È perfino banale ripetere che le scelte dell’Accademia si tratti del Nobel per la Pace o quello per la Letteratura, ma pure per le discipline scientifiche, hanno motivazioni poco pertinenti con la “materia”, ma invece con decisioni che hanno a che fare implacabilmente con la necessità di corrispondere ai dogmi dell’ideologia imperante, quella del politically correct, che testimonia la “bellezza” della globalizzazione e del cosmopolitismo affiggendoci con esponenti, graditi all’impero, di culture e tradizioni “altre”, del riscatto di minoranze arruolate, fidelizzate e quindi promosse.

Tanto che c’è da stupirsi che non sia stata scelta una donna purchè nera come in passato, o un autore in quota Lgbt, meglio se colored . Oppure  ricercando esponenti inoffensivi della autoreferenzialità lirica, della ricerca del sé che risparmia dalla presa di coscienza del noi.

Fatto sta che è stata premiata una donna. Che però non è Nadine Gordimer, non è Doris Lessing, nemmeno Grazia Deledda, premiate, non è Christa Wolf,  non è Simone de Beauvoir, Non è Marguerite Yourcenar, non è Joan Didion, non premiate.

È una scrittrice in versi ma non è Cvetaeva, nemmeno Plath né Sexton. E non è Wislawa Sziymborska, premiata per caso anni fa credendola inoffensiva, perché viviamo giorni nei quali l’affilato disincanto, ironico fino alla crudeltà e gentile fino all’amore, non ha più cittadinanza, per via del rischio che aiutino a pensare, a guardarsi dentro e guardare gli altri, o a scrivere un curriculum che assicuri il successo: Meglio il prezzo che il valore/e il titolo che il contenuto.

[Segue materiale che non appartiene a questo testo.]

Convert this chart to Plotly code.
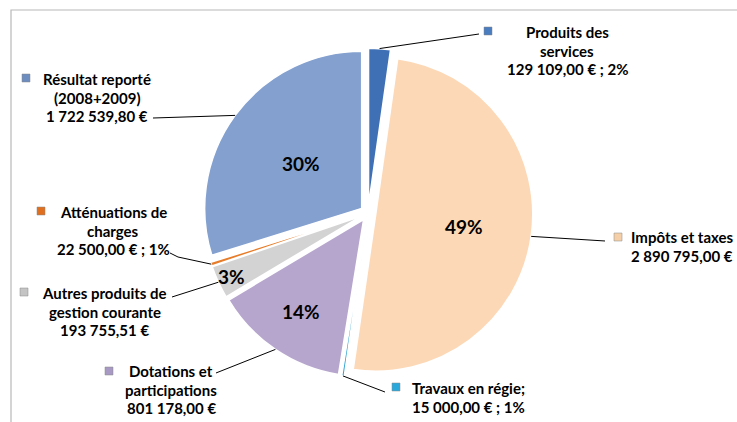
import math
import plotly.graph_objects as go

W, H = 737, 422

# ---------------- data ----------------
categories = [
    "Produits des services",
    "Impôts et taxes",
    "Travaux en régie",
    "Dotations et participations",
    "Autres produits de gestion courante",
    "Atténuations de charges",
    "Résultat reporté (2008+2009)",
]
values = [129109.00, 2890795.00, 15000.00, 801178.00, 193755.51, 22500.00, 1722539.80]
pct_labels = ["", "49%", "", "14%", "3%", "", "30%"]
callout_lines = [
    ["Produits des", "services", "129 109,00 € ; 2%"],
    ["Impôts et taxes", "2 890 795,00 €"],
    ["Travaux en régie;", "15 000,00 € ; 1%"],
    ["Dotations et", "participations", "801 178,00 €"],
    ["Autres produits de", "gestion courante", "193 755,51 €"],
    ["Atténuations de", "charges", "22 500,00 € ; 1%"],
    ["Résultat reporté", "(2008+2009)", "1 722 539,80 €"],
]

# ---------------- style / layout ----------------
colors = ["#3f70b5", "#fdd8b6", "#2fa2d2", "#b6a5cd", "#d3d3d3", "#e77d2a", "#83a0cf"]
key_colors = ["#4a7cc0", "#f5cfa8", "#2aa8dc", "#a898c4", "#c4c4c4", "#e07020", "#6d8cbf"]
FONT = "Lato, 'Open Sans', Arial, sans-serif"
PULL = 0.05
CX, CY, R = 368, 213, 157          # pie centre / radius in pixels
pct_frac = [0, 0.57, 0, 0.71, 0.91, 0, 0.48]
callout_pos = [(567, 32), (682, 237), (468, 388), (171, 371), (105, 293), (113, 212), (97, 79)]
line_step = 18.5
key_pos = [(488, 31), (618, 237), (396, 387), (109, 371), (24, 292), (41, 211), (26, 78)]
line_end = [(479, 34), (605, 241), (385, 392), (216, 373), (172, 297), (170, 253), (153, 118)]
elbow = [None, None, None, None, None, (178, 257), None]


def px(x):
    return x / W


def py(y):
    return 1 - y / H


half = R * (1 + PULL)
domain_x = [(CX - half) / W, (CX + half) / W]
domain_y = [1 - (CY + half) / H, 1 - (CY - half) / H]

total = sum(values)
mids = []
acc = 0.0
for v in values:
    f = v / total
    mids.append((acc + f / 2) * 360)
    acc += f


def polar(theta, rad):
    t = math.radians(theta)
    ox = CX + PULL * R * math.sin(t)
    oy = CY - PULL * R * math.cos(t)
    return ox + rad * math.sin(t), oy - rad * math.cos(t)


fig = go.Figure(
    go.Pie(
        labels=categories,
        values=values,
        sort=False,
        direction="clockwise",
        rotation=0,
        pull=[PULL] * len(values),
        marker=dict(colors=colors, line=dict(color="white", width=1.5)),
        textinfo="none",
        hoverinfo="label+value+percent",
        domain=dict(x=domain_x, y=domain_y),
        showlegend=False,
    )
)

annotations = []
shapes = []

# frame
shapes.append(dict(type="rect", xref="paper", yref="paper",
                   x0=px(11), y0=py(H + 5), x1=px(W + 5), y1=py(10),
                   line=dict(color="#b8b8b8", width=1.2), fillcolor="rgba(0,0,0,0)",
                   layer="below"))

# percentage labels
for i, t in enumerate(pct_labels):
    if not t:
        continue
    x, y = polar(mids[i], pct_frac[i] * R)
    annotations.append(dict(x=px(x), y=py(y), xref="paper", yref="paper",
                            text="<b>%s</b>" % t, showarrow=False,
                            font=dict(family=FONT, size=19, color="black"),
                            xanchor="center", yanchor="middle"))

# callouts
for i, lines in enumerate(callout_lines):
    cx, cy0 = callout_pos[i]
    for j, ln in enumerate(lines):
        annotations.append(dict(x=px(cx), y=py(cy0 + j * line_step), xref="paper", yref="paper",
                                text="<b>%s</b>" % ln, showarrow=False,
                                font=dict(family=FONT, size=15, color="black"),
                                xanchor="center", yanchor="middle"))
    kx, ky = key_pos[i]
    shapes.append(dict(type="rect", xref="paper", yref="paper",
                       x0=px(kx - 4), x1=px(kx + 4), y0=py(ky + 4), y1=py(ky - 4),
                       fillcolor=key_colors[i], line=dict(color="#888888", width=0.5)))
    ax, ay = polar(mids[i], R)
    lx, ly = line_end[i]
    if elbow[i]:
        ex, ey = elbow[i]
        path = "M %f %f L %f %f L %f %f" % (px(lx), py(ly), px(ex), py(ey), px(ax), py(ay))
    else:
        path = "M %f %f L %f %f" % (px(lx), py(ly), px(ax), py(ay))
    shapes.append(dict(type="path", xref="paper", yref="paper", path=path,
                       line=dict(color="black", width=1)))

fig.update_layout(
    width=W, height=H,
    margin=dict(l=0, r=0, t=0, b=0),
    paper_bgcolor="white", plot_bgcolor="white",
    annotations=annotations,
    shapes=shapes,
    font=dict(family=FONT),
)

fig.write_html("out.html", config={"displayModeBar": False},
               post_script="document.body.style.margin='0';")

Non sia mai che si diano denaro e fama a una donna che interpreti e testimoni la collera, anziché i delicati sentimenti, il leggiadro vittimismo contemplativo, il ripiegato intimismo grazie a “schegge” liriche che pare debbano obbligatoriamente appartenere al codice genetico e al bagaglio emotivo, culturale e morale delle donne d’oggi richiamate a doveri di cura, accudimento e trasmissione dei valori,  quelli della “dinamite”.